A System is Not a Method (Unless §101 is Involved)

In Jazz Pharmaceuticals, Inc., v. Avadel CNS Pharmaceuticals, LLC, [2023-1186] (February 24, 2023) the Federal Circuit lifted its stay on an injunction directing Jazz to take measures to delist U.S. Patent 8,731,963 from the FDA’s orange book, and affirmed the district court’s decision.

Claim 1 of the ‘963 patent was directed to “A computer-implemented system for treatment of a narcoleptic patient with a prescription drug that has a potential for misuse, abuse or diversion.”  Claim 6, the other claim at issue, was dependent on claim 1.  Under the Hatch-Waxman Act (21 U.S.C. § 355(b)(1)(A)(viii)), when a drug developer files an NDA, information on each patent “for which a claim of patent infringement could reasonably be asserted” must be submitted to the FDA if the patent claims either (i) the drug submitted for approval, or a formulation or composition thereof, or (ii) “a method of using such drug for which approval is sought or has been granted in the application.”

Avadel responded to Jazz’s infringement assertions with a counterclaim seeking delisting of the ’963 patent for failure to claim a drug or method of use. In evaluating the counterclaim, the district court found that, as a matter of claim construction, the ’963 patent claims a system and thus does not claim an approved method of use. The district court subsequently ordered Jazz to ask the FDA to delist the ’963 patent.  Jazz filed a notice of appeal and moved the district court to stay the injunction pending appeal, when the district court denied the stay, the Federal Circuit extended the stay until it could evaluate the issue on the merits.

The district court determined that the ’963 patent claims recited systems, not methods. Jazz contends that the word “system” as it appears in the ’963 patent claims is, essentially, a synonym for “method.” But, the Federal Circuit noted, method claims require the performance of steps; claims that describe physical components of a whole are system, or apparatus, claims.  The Federal Circuit said that the fact that the claimed systems can be used in the course of treating patients suffering from narcolepsy did not alter the fact that these are system claims.  It therefore found that the claims of the ’963 patent were properly construed by the district court as system claims, not method claims.

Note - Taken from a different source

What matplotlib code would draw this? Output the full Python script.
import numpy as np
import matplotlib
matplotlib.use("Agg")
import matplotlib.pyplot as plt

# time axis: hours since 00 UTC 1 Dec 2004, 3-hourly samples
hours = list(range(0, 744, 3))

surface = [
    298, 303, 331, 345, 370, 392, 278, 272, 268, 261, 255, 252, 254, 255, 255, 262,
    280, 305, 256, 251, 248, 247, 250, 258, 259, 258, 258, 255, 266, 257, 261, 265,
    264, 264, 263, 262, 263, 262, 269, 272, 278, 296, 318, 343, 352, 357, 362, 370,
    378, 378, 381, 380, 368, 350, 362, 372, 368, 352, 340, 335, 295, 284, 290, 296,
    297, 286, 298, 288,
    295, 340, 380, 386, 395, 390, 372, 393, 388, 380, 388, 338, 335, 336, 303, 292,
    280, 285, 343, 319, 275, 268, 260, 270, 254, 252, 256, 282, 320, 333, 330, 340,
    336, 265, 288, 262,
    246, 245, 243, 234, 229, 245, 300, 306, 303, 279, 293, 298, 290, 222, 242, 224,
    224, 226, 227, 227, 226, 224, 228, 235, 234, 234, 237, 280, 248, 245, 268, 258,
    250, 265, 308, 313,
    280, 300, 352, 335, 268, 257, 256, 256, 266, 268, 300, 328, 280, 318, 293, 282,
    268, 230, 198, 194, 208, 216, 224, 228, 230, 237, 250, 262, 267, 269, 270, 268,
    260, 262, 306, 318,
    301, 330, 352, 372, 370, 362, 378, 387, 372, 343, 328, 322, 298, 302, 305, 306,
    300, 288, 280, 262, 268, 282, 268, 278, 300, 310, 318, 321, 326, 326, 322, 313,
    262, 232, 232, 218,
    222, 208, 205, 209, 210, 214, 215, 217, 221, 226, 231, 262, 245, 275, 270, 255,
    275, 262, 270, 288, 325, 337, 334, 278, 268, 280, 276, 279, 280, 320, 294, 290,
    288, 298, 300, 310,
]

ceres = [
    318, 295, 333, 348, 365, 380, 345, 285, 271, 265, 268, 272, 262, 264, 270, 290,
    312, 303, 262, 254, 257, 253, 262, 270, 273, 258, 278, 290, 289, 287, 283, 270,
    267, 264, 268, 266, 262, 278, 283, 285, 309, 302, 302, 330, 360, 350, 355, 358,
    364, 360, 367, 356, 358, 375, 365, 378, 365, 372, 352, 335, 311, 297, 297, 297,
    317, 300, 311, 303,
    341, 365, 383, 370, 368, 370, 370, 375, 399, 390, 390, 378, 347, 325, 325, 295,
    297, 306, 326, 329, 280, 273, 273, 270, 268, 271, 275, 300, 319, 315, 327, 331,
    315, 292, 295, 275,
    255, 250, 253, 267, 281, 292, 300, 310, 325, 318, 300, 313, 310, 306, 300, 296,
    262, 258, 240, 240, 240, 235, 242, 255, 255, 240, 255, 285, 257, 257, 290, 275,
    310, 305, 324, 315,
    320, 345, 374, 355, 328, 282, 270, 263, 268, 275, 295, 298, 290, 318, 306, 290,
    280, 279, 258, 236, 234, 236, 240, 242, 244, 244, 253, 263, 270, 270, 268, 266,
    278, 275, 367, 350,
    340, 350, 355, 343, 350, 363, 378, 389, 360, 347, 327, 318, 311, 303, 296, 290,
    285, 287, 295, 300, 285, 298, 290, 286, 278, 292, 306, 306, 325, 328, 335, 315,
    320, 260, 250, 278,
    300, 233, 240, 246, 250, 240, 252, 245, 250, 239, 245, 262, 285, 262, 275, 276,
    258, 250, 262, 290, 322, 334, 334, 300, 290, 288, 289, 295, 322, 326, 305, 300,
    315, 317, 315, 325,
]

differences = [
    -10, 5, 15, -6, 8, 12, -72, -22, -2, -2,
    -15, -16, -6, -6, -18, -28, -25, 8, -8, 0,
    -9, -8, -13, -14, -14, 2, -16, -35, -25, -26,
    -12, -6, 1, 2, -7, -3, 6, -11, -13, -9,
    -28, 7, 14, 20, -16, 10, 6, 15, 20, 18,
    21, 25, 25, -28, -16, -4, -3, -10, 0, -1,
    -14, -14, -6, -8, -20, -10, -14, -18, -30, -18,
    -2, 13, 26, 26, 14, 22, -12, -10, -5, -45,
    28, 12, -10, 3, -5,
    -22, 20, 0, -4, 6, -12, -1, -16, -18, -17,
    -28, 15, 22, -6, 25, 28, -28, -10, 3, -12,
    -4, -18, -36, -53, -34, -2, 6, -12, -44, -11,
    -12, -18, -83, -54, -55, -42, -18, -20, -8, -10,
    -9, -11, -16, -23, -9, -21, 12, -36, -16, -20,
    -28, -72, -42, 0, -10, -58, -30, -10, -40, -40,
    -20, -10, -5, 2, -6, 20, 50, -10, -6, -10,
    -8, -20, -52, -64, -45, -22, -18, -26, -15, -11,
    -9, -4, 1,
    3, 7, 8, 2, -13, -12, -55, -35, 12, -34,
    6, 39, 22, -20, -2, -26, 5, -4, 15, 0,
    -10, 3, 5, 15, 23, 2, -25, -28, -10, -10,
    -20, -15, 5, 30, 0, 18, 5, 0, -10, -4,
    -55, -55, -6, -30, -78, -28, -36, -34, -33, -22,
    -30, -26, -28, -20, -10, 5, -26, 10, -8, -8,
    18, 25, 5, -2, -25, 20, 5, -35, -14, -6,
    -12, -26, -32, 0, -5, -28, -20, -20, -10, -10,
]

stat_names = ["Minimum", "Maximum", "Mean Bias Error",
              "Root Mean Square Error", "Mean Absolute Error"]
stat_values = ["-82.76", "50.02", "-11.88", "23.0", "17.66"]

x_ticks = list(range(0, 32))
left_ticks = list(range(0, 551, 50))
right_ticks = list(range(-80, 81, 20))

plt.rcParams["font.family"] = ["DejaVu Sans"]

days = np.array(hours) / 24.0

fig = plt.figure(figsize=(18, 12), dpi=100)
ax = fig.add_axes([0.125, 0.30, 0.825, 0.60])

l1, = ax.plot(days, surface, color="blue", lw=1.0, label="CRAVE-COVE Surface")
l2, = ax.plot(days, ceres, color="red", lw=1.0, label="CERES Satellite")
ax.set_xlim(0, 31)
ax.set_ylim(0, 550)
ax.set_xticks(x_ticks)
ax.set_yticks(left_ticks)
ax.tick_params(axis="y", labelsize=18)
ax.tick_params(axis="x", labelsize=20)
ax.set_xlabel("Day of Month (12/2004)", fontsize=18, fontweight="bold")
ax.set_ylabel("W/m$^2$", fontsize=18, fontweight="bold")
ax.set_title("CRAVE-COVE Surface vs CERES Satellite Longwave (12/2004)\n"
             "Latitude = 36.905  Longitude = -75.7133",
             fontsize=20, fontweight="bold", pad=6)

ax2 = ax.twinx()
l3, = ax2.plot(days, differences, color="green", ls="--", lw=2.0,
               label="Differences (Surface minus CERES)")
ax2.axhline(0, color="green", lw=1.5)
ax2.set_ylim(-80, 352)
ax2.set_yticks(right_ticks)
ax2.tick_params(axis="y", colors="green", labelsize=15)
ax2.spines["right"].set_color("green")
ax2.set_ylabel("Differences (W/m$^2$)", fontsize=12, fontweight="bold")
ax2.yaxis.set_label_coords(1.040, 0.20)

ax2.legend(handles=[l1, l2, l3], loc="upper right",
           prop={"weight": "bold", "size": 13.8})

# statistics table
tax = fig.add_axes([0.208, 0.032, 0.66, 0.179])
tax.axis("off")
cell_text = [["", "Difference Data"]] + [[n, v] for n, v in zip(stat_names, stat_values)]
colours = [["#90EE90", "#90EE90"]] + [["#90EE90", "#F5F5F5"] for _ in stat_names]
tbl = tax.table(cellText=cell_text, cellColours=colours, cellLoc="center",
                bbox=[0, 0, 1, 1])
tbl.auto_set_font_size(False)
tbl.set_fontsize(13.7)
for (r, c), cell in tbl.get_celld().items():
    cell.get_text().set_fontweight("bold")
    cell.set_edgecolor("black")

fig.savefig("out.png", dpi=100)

Jazz contended that FDA regulations which describes listing patents that “claim conditions of use,” yields a broader definition of “method” than permitted by the language of patent law and that this broader definition encompasses the claims of the ’963 patent.  Jazz argued that since prescribers were bound to follow the system in treating patients with narcolepsy. The Federal Circuit said that Jazz misread the

regulation describing method-of-use patents. The regulations do not broaden the term “method” such that reciting a condition of use turns a system patent into a listable method-of-use patent. Rather, this regulation narrows that category of listable patents to those that (1) claim methods of use, wherein (2) those methods of use are directly relevant to the NDA in question.

The Federal Circuit thus affirmed the district court, and lifted the stay, restarting the 14-day period for compliance prescribed by 21 C.F.R. § 314.53(f)(2)(i) to be within 14 days of its

decision. Although not directly relevant, it is interesting to note that the Federal Circuit approves treating apparatus claims like method claims in §101 eligibility analysis.  Too bad that that reasoning didn’t work for Jazz.